Sep 21, 2008 23:59
This is one of those times where I know I made the wrong decision.
But I think that it really was the only possible one.
I've been hurt so many times, and prepared myself to be hurt, yet kept going back.
Graduation, I knew I was going to lose, but somehow I didn't.
Summer ended, she was going, and that was to be that. But somehow it didnt.
Then it really did end. And she told me what I'd known all along, that he'd always been there. I'd known, but I ignored it.
It was over, and it still continued.
I withstood the times when she mentioned all of them, I was fine with it, or told myself I was, all I really wanted was her, no matter what kind of past she came with.
I opened up in ways I never had. She knows so much more about me than anyone else does or possibly could. She really is the only one I've let in.
I followed as she ran away from the world, and now I'm running away from her, probably because I've told her so much.

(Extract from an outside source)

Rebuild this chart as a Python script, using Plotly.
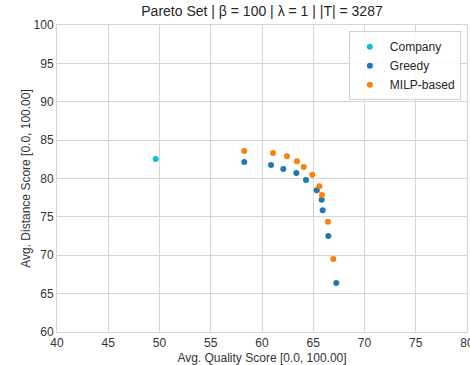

And I think about all of these things, and I realize that it would never work. Not because we come from different worlds, not because there's someone else, but because I want it to work too badly. I love her. The whole time I was confusing my loving her for my needing someone to hold.
If it was that, I'd be fine, I could just move on and hold someone else's hand. Now I have the oppurtunity, probably. And a really large part of me wants to, to get in a relationship that would be kicks and giggles, that would require no thoughts, an affair in which I can say cute things and get cute responses. But I can get that from a dog. I need something more, and I think I threw it away.
This really isn't like me. I don't regret things, especially after two hours, but this is real, this is life, and it sucks.